Building Blogs
By default, foonoo ships with two site generators: the default site generator and a blog generator. Previous sections (of this documentation) have already covered the default generator in quite some detail, and we merely touched on blog creation in an earlier chapter. For the rest of this chapter we will be going into a lot of detail on blog creation.
Continuing from a simple blog
Unlike plain foonoo sites, blogs require a directory structure, albeit a rather simple one. Specifically, in addition to the _foonoo
directory, blogs must have a posts
directory to hold all blog posts and, optionally, a pages
directory to hold any static pages. Both of these directories would be created for you when you execute the command:
foono create blog
Writing Content for Blogs
All posts for blogs go directly into the posts
directory. Post files are required to be named as follows: YYYY-MM-DD-Slug.ext
. Here the YYYY
represents the year of the post, MM
represents the time and DD
represents the day. Similarly, the .ext
represents the extension of the text markup in use. Currently, the extension can only be .md
(but there are plans to support .html
and other text markup formats, and you can always add your own as we'd see later).
Content that goes into the pages
directory is treated similarly to content for plain sites. They are simple static pages that are not serialized as part of the blog content. You can use this to hold content like an about page, a list of projects, terms and conditions, and any content that isn't a blog post.
Taxonomies
Content for blogs are written similarly to all other foonoo content (see Writing with Foonoo). However, to help properly categorize blog content, foonoo provides features for defining dynamic front-matter tags. These tags, known as taxonomies, are used to define specific attributes you want posts in your blog to be categorized with.

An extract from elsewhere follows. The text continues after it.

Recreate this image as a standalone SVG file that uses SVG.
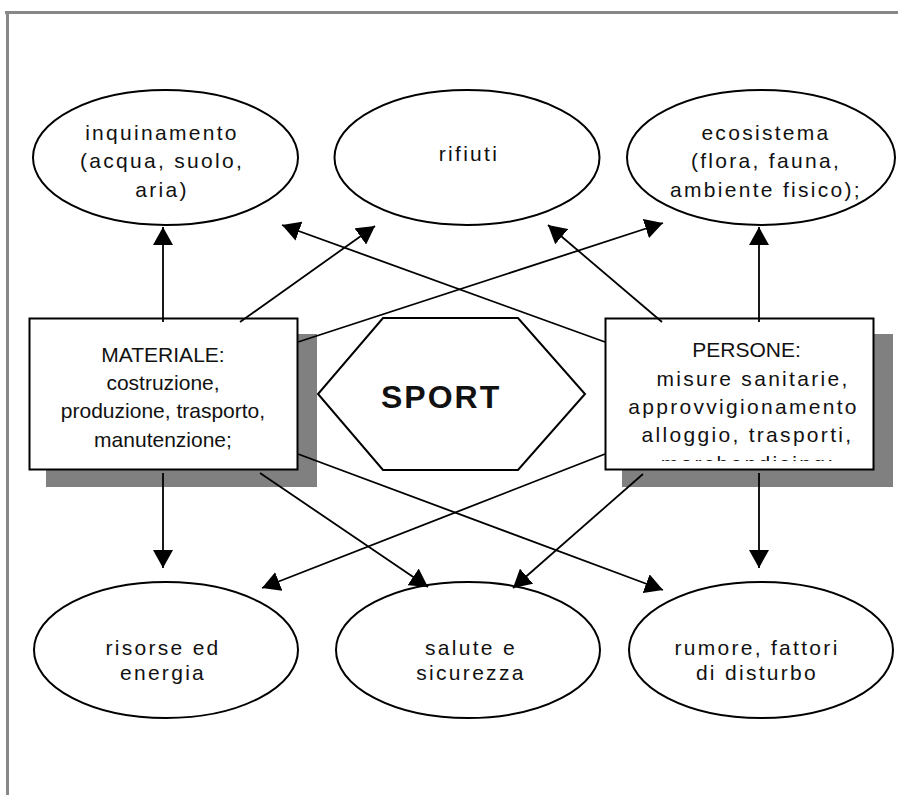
<svg xmlns="http://www.w3.org/2000/svg" width="898" height="795" viewBox="0 0 898 795">
<defs>
<style>
.bg{fill:#ffffff}
.frame{fill:#888888}
.ell{fill:#ffffff;stroke:#000;stroke-width:2}
.box{fill:#ffffff;stroke:#000;stroke-width:2}
.shadow{fill:#808080}
.hex{fill:#ffffff;stroke:#000;stroke-width:2}
.t{font-family:"Liberation Sans",Arial,sans-serif;font-size:21px;letter-spacing:2.3px;fill:#111;text-anchor:middle}
.tb{font-family:"Liberation Sans",Arial,sans-serif;font-size:21px;fill:#111;text-anchor:middle}
.sport{font-family:"Liberation Sans",Arial,sans-serif;font-size:32px;font-weight:bold;letter-spacing:2px;fill:#111}
.con line{stroke:#000;stroke-width:1.8;marker-end:url(#ah)}
</style>
<marker id="ah" markerUnits="userSpaceOnUse" viewBox="0 0 20 20" markerWidth="20" markerHeight="20" refX="18" refY="10" orient="auto">
<path d="M0,0 L18,10 L0,20 z" fill="#000"/>
</marker>
<clipPath id="clipP"><rect x="606" y="319" width="267" height="142"/></clipPath>
</defs>
<rect class="bg" x="0" y="0" width="898" height="795"/>
<rect class="frame" x="5" y="11" width="893" height="3"/>
<rect class="frame" x="6" y="11" width="3" height="784"/>

<g id="inquinamento">
<ellipse class="ell" cx="165.5" cy="157.5" rx="132.5" ry="67.5"/>
<text class="t" x="162" y="140">inquinamento</text>
<text class="t" x="162" y="168">(acqua, suolo,</text>
<text class="t" x="162" y="197">aria)</text>
</g>
<g id="rifiuti">
<ellipse class="ell" cx="467" cy="157.5" rx="132.5" ry="67.5"/>
<text class="t" x="469" y="161">rifiuti</text>
</g>
<g id="ecosistema">
<ellipse class="ell" cx="761" cy="157.5" rx="134" ry="67.5"/>
<text class="t" x="766" y="140">ecosistema</text>
<text class="t" x="766" y="168">(flora, fauna,</text>
<text class="t" x="766" y="197">ambiente fisico);</text>
</g>

<g id="risorse">
<ellipse class="ell" cx="166" cy="650" rx="132" ry="68"/>
<text class="t" x="163" y="655">risorse ed</text>
<text class="t" x="163" y="680">energia</text>
</g>
<g id="salute">
<ellipse class="ell" cx="468" cy="650" rx="132" ry="68"/>
<text class="t" x="471" y="655">salute e</text>
<text class="t" x="471" y="680">sicurezza</text>
</g>
<g id="rumore">
<ellipse class="ell" cx="761" cy="650" rx="132" ry="68"/>
<text class="t" x="757" y="655">rumore, fattori</text>
<text class="t" x="757" y="680">di disturbo</text>
</g>

<g id="materiale">
<rect class="shadow" x="46" y="334" width="271" height="153"/>
<rect class="box" x="29.5" y="318.5" width="268" height="151"/>
<text class="tb" x="163" y="362">MATERIALE:</text>
<text class="tb" x="163" y="390">costruzione,</text>
<text class="tb" x="163" y="418">produzione, trasporto,</text>
<text class="tb" x="163" y="447">manutenzione;</text>
</g>

<g id="persone">
<rect class="shadow" x="622" y="334" width="271" height="153"/>
<rect class="box" x="605.5" y="318.5" width="268" height="151"/>
<g clip-path="url(#clipP)">
<text class="tb" x="746.5" y="357">PERSONE:</text>
<text class="t" x="753" y="386">misure sanitarie,</text>
<text class="t" x="743.5" y="414">approvvigionamento</text>
<text class="t" x="747.5" y="442">alloggio, trasporti,</text>
<text class="t" x="748" y="471">merchandising;</text>
</g>
</g>

<g id="sport">
<polygon class="hex" points="383,318 518,318 585,394 518,470 383,470 318,394"/>
<text class="sport" x="381" y="408">SPORT</text>
</g>

<g id="connectors" class="con">
<line x1="163" y1="322" x2="163" y2="227"/>
<line x1="240" y1="322" x2="375" y2="226"/>
<line x1="298" y1="342" x2="663" y2="223"/>
<line x1="298" y1="454" x2="663" y2="590"/>
<line x1="260" y1="473" x2="428" y2="587"/>
<line x1="163" y1="473" x2="163" y2="568"/>
<line x1="759" y1="322" x2="759" y2="227"/>
<line x1="662" y1="322" x2="548" y2="225"/>
<line x1="605" y1="342" x2="282" y2="225"/>
<line x1="605" y1="454" x2="262" y2="588"/>
<line x1="643" y1="474" x2="513" y2="588"/>
<line x1="759" y1="473" x2="759" y2="568"/>
</g>
</svg>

For example, if you wanted to categorize your posts by topics, authors, and tags, you could define three taxonomy tags for that. These tags, which you could define as topic
, author
, and tags
, must be explicitly specified in the site's site.yml
configuration file. In continuing with the earlier blog example from our Getting Started chapter, the site.yml
file could look something like this.
# Default configuration
type: blog
title: 'A foonoo blog site'
description: 'This is a foonoo blog site.'
taxonomies: ['topic', 'author', 'tags']
# plugins:
# - contrib/highlight
# - contrib/responsive_images
With these taxonomies placed in the site.yml
, it is now possible to appropriately categorize each post through front matter entries. For example, going back to the earlier blog example, we can modify our welcome post to be as follows.
---
title: Welcome To My Blog
author:
name: Fire Man
social_handle: @fireman
topic: pleasantries
tags:
- message
- welcome
---
# Welcome!
Welcome to my little blog. If you are seeing this post, then my
installation of foonoo was succesful. Hopefully, we can progress to
learn more about how foonoo works.
Notice how the taxonomies are used directly in the frontmatter, and also how taxonomies can take data in any type? Having the taxoniomies directly in the frontmatter makes it useful as metadata for the post. Anyone perusing the raw markdown files can easily get a sense of the post's calssification without digging any deeper. Also, by not restricting the data type on tag values, themes are able to use taxonomies anyhow they seem fit. It's just important to keep the values consistent across pages.
Archives
The blog generator in foonoo automatically generates dated archive pages. This is done to ensure all paths in a post's URL resolve to some meaningful information. In this way, suppose we have a page hosted at /2022/02/13/a-sample-post.html
, and someone just visits /2022/02/13
, the will receive a listing of all pages that were posted on that given date. Similarly, if you were to go a step lower and visit 2022/02
, you should receive a listing of all pages posted in February, and so on.